What you need to do:
Lift out each line of the data that holds "matplotlib".

Information supplied:
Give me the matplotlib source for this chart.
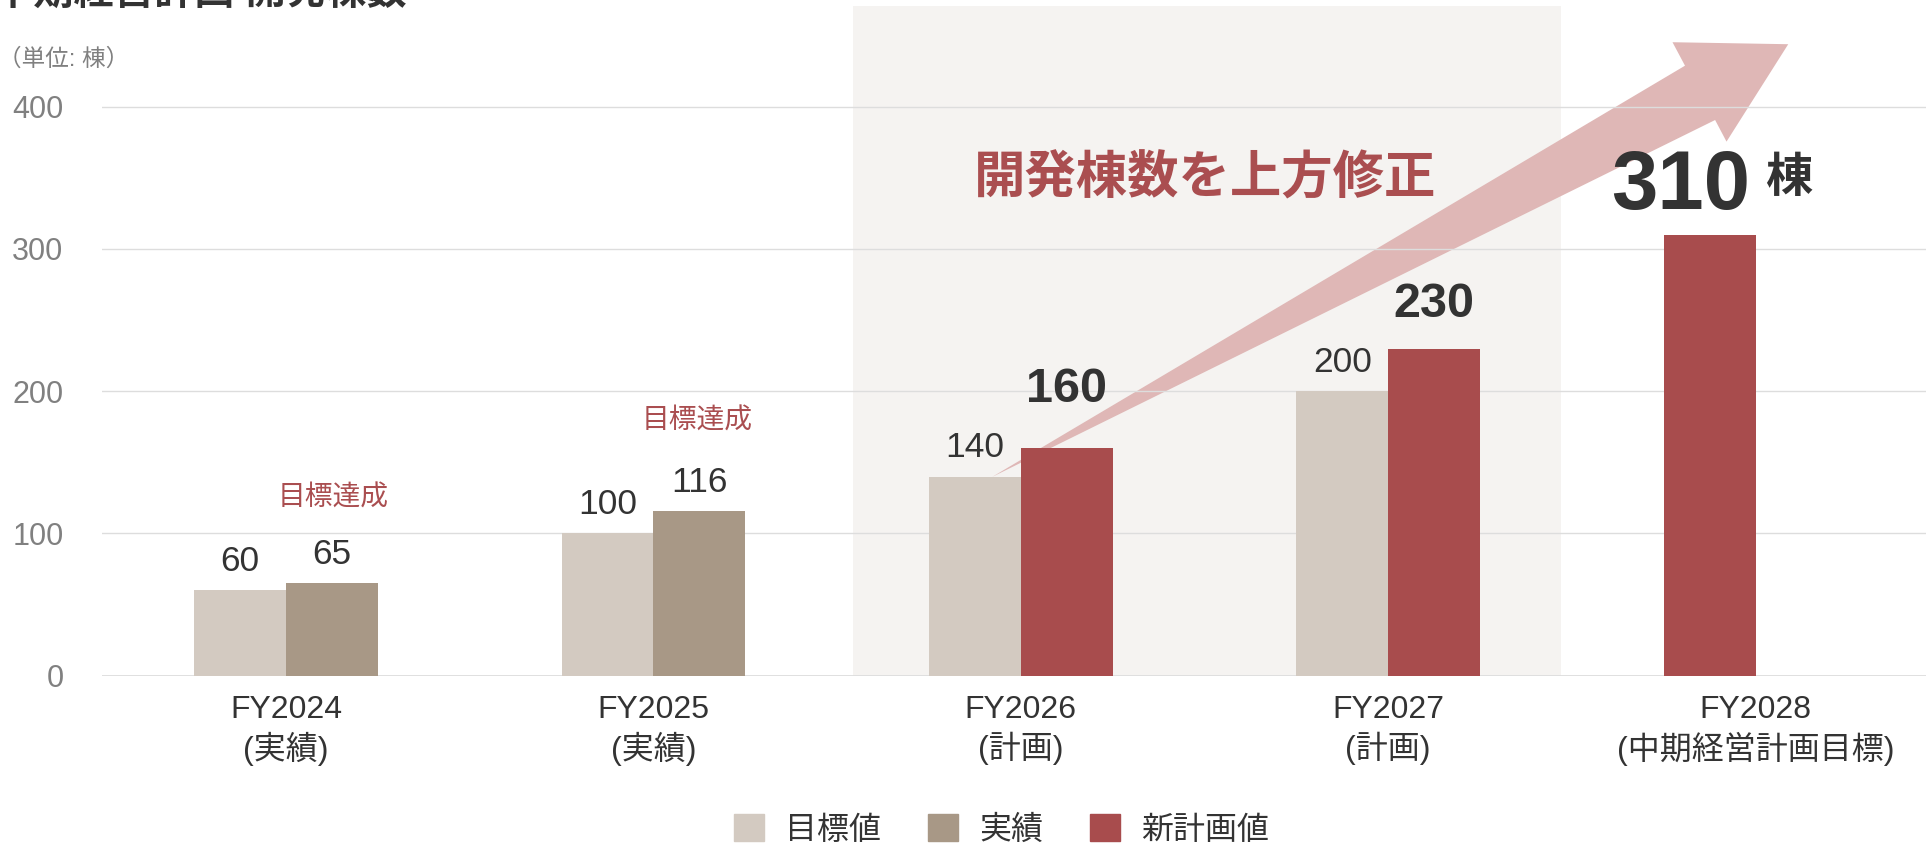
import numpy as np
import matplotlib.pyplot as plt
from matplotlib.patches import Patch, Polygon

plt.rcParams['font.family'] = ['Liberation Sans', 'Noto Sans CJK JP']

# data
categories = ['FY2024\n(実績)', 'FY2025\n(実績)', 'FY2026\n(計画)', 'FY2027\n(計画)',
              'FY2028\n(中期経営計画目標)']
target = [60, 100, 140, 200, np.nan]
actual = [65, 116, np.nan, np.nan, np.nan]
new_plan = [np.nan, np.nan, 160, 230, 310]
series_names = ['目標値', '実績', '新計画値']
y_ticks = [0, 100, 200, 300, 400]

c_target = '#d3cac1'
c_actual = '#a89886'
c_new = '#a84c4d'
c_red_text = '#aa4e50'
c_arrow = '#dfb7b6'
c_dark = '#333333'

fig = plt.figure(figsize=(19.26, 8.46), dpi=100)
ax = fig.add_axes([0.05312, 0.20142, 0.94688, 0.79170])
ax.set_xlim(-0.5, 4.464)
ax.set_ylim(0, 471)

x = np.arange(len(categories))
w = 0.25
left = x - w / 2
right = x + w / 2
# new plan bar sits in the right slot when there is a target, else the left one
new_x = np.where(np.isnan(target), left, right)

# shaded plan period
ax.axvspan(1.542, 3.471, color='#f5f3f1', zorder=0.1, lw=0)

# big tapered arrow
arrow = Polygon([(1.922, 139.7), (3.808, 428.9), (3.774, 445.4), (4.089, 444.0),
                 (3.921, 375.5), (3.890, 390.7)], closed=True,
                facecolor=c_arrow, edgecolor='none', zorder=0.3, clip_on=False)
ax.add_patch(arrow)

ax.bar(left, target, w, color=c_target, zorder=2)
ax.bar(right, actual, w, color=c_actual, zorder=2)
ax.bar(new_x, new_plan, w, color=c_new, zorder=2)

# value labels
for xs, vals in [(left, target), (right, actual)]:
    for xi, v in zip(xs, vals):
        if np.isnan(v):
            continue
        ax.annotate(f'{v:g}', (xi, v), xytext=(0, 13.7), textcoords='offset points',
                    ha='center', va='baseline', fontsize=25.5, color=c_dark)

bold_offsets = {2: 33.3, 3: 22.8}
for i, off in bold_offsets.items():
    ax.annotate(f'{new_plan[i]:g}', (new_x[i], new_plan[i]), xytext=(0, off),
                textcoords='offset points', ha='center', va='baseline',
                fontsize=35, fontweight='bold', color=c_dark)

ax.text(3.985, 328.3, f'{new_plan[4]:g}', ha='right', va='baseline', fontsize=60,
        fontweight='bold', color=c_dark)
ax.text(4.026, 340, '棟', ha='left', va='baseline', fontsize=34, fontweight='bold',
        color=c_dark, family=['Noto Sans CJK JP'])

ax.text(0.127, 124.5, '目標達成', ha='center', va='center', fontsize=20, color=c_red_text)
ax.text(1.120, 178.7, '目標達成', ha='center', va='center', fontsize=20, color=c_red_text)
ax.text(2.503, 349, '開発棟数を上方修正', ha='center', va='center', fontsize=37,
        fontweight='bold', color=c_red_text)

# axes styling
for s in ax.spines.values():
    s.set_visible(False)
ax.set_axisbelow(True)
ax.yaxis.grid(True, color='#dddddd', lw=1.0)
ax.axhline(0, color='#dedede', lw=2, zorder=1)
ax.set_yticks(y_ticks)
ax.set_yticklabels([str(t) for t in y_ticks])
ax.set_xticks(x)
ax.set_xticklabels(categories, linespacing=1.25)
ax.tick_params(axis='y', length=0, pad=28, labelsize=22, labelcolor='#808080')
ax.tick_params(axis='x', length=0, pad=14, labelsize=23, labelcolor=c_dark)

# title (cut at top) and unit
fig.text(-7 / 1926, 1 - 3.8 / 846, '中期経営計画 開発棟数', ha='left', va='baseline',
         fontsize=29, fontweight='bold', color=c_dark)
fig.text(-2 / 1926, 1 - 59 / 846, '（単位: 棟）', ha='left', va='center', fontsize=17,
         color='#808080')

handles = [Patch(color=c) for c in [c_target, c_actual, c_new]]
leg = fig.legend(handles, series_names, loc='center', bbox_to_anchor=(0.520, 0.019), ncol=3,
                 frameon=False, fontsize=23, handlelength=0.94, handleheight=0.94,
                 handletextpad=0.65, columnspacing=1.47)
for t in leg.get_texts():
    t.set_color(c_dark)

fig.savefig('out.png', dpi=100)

Exercise solution:
Give me the matplotlib source for this chart.
import matplotlib.pyplot as plt
from matplotlib.patches import Patch, Polygon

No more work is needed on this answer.